I put those prints on my bedroom wall when I went home, and they became the inspiration for a series of stories on which I worked, on and off, for a couple of years. I don’t have them now, the stories or the prints, and I doubt the writing was any good, but the experience of looking really hard at something and writing really hard about it, over and over again, might have been the beginning of something recognizably like my writing practice. I read a bit about Japan, admired a silk kimono my grandfather had inherited, and thought how much I’d like to go one day if only I could do so invisibly. I knew I would never be able to cope with finding myself illiterate, clueless and ill-mannered. My fear of my own vulnerability was so very much greater than my desire to see Japan that I knew I’d never go, however much it appealed. That was that.

House hunting

Moving house is distracting. I’m not writing at the moment, which is more or less all right because the next project is still in the research phase, but I’m not reading as much or as attentively as usual either. It’s not that I need absolute peace and hours of seclusion to read and write; any writer who also has a serious job and a family is used to having to make time and to prioritize a creative practice over other, apparently more urgent, activities. I am more than capable of writing instead of cooking, or attending school sports day, or sending Christmas cards. I am not worried by overdue filing or the insistent demands of bureaucracy, and find it often more efficient to let work e-mails build up for a day or two and then answer them all at once when I’ve finished some research or writing.

But there’s something about relocation that’s taking over my mind. I can’t stop myself checking property websites more than once a day, in case the perfect house comes up, and then when it doesn’t, checking for neighbouring towns where we’ve already decided we don’t want to be as well, just in case a house so spectacular as to overcome our objections to the location has appeared since I last looked. When I’m trying to read, I find myself staring at the wall thinking, well, if we put the sofa in that room, where would the children sit to read while I’m cooking? Would my yarn collection start to smell of onions if it lived in an open-plan kitchen/living room? Could we be happy with a very small garden if it faced south and we had lots of indoor plants? I doubt any of it matters all that much; if our family’s happiness really depends on the dimensions of the lawn, we have problems unlikely to be solved by real estate. But I do know, from experience, that domestic architecture makes a huge difference to family life and that some houses make it hard to share or divide everyone’s time and space.

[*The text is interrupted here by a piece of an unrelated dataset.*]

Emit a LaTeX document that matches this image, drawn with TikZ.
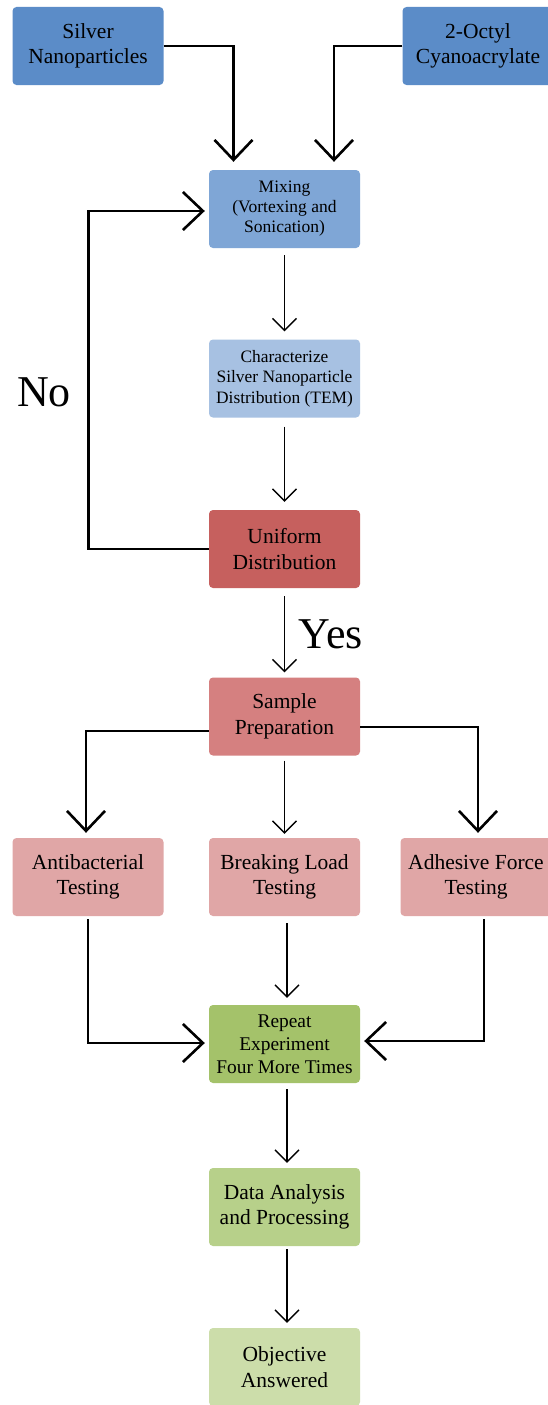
\documentclass[tikz,border=0pt]{standalone}
\usepackage{fontspec}
\setmainfont{Liberation Serif}
\usetikzlibrary{arrows.meta,calc}
\definecolor{cInput}{HTML}{5B8CC8}
\definecolor{cMix}{HTML}{7FA6D6}
\definecolor{cChar}{HTML}{A7C1E2}
\definecolor{cUnif}{HTML}{C6605E}
\definecolor{cSamp}{HTML}{D58080}
\definecolor{cTest}{HTML}{E0A6A6}
\definecolor{cRep}{HTML}{A4C26A}
\definecolor{cData}{HTML}{B7D08A}
\definecolor{cObj}{HTML}{CCDDAA}
\begin{document}
\begin{tikzpicture}[x=1pt,y=-1pt,
  box/.style={rounded corners=4pt, minimum width=151pt, minimum height=78pt, align=center, inner sep=0pt, text=black},
  big/.style={font=\fontsize{21.5}{25.5}\selectfont},
  small/.style={font=\fontsize{17.5}{20}\selectfont},
  thk/.style={line width=2.6pt, -{Straight Barb[length=20pt,width=38pt]}},
  thn/.style={line width=1.3pt, -{Straight Barb[length=12pt,width=24pt]}},
  lbl/.style={font=\fontsize{44}{48}\selectfont, inner sep=0pt}]
\useasboundingbox (0,0) rectangle (548,1405);
\clip (0,0) rectangle (548,1405);
\fill[white] (0,0) rectangle (548,1405);

\node[box,big,fill=cInput] (silver) at (88,46) {Silver\\Nanoparticles};
\node[box,big,fill=cInput] (octyl) at (478,46) {2-Octyl\\Cyanoacrylate};
\node[box,small,fill=cMix] (mix) at (284.5,209) {Mixing\\(Vortexing and\\Sonication)};
\node[box,font=\fontsize{17.4}{20.5}\selectfont,fill=cChar] (char) at (284.5,378.5) {Characterize\\Silver Nanoparticle\\Distribution (TEM)};
\node[box,big,fill=cUnif] (unif) at (284.5,549) {Uniform\\Distribution};
\node[box,big,fill=cSamp] (samp) at (284.5,716.5) {Sample\\Preparation};
\node[box,big,fill=cTest] (anti) at (88,877) {Antibacterial\\Testing};
\node[box,big,fill=cTest] (brk) at (284.5,877) {Breaking Load\\Testing};
\node[box,big,fill=cTest] (adh) at (476,877) {Adhesive Force\\Testing};
\node[box,font=\fontsize{19.4}{23}\selectfont,fill=cRep] (rep) at (284.5,1044) {Repeat\\Experiment\\Four More Times};
\node[box,big,fill=cData] (data) at (284.5,1207) {Data Analysis\\and Processing};
\node[box,big,fill=cObj] (obj) at (284.5,1367) {Objective\\Answered};

\node[lbl] (no) at (44,392) {No};
\node[lbl] (yes) at (331,634) {Yes};

% inputs into mixing
\draw[thk, shorten >=8pt] (silver.east) -| ($(mix.north)+(-51,0)$);
\draw[thk, shorten >=8pt] (octyl.west) -| ($(mix.north)+(49.5,0)$);
% loop back (No)
\draw[thk, shorten >=4pt] (unif.west) -- ++(-120.5,0) |- ($(mix.west)+(0,2)$);
% main chain
\draw[thn, shorten <=7pt, shorten >=8pt] (mix.south) -- (char.north);
\draw[thn, shorten <=9pt, shorten >=8pt] (char.south) -- (unif.north);
\draw[thn, shorten <=8pt, shorten >=5pt] (unif.south) -- (samp.north);
% sample to tests
\draw[thk, shorten >=5pt] ($(samp.west)+(0,14.5)$) -| ($(anti.north)+(-2,0)$);
\draw[thk, shorten >=5pt] ($(samp.east)+(0,10.5)$) -| ($(adh.north)+(2,0)$);
\draw[thn, shorten <=5pt, shorten >=4pt] (samp.south) -- (brk.north);
% tests to repeat
\draw[thk, shorten >=4pt] ($(anti.south)+(0,3)$) |- ($(rep.west)+(0,-1)$);
\draw[thk, shorten >=4pt] ($(adh.south)+(8,3)$) |- ($(rep.east)+(0,-3)$);
\draw[thn, shorten <=7pt, shorten >=7pt] ($(brk.south)+(2.5,0)$) -- ($(rep.north)+(2.5,0)$);
% final chain
\draw[thn, shorten <=6pt, shorten >=5pt] ($(rep.south)+(2.5,0)$) -- ($(data.north)+(2.5,0)$);
\draw[thn, shorten <=3pt, shorten >=5pt] ($(data.south)+(2.5,0)$) -- ($(obj.north)+(2.5,0)$);
\end{tikzpicture}
\end{document}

There’s something rather novelistic about all this, the need to call into being parallel lives in different places, to imagine the family future taking shape within new walls, and that’s one of my excuses: relocation is so much like writing a novel that I can’t do both at once. I’ve said to several estate agents that it’s no wonder people tend to behave badly, irrationally, when all of their money and their homes are at stake. I’m sure we could be happy – or unhappy – in most of the houses we’ve considered, and I know we’re lucky to have a choice. My attention, my compulsive attention, to the matter of relocation, is partly a superstitious offering of my creative energies to a time of disruption. If I stop writing, maybe the new house won’t have rising damp, won’t be dazzled nightly by the floodlights on a playing field behind the garden, won’t turn out to have a barking dog next door or – please God deliver us – a midnight television enthusiast on the other side of the party wall. If I stop writing, maybe we’ll find a house where the children’s teenage years will go smoothly, where new friends will become old friends and sickness will pass us by. Writing can be a form of prayer, but sometimes not writing is also a kind of supplication, an offering to other gods.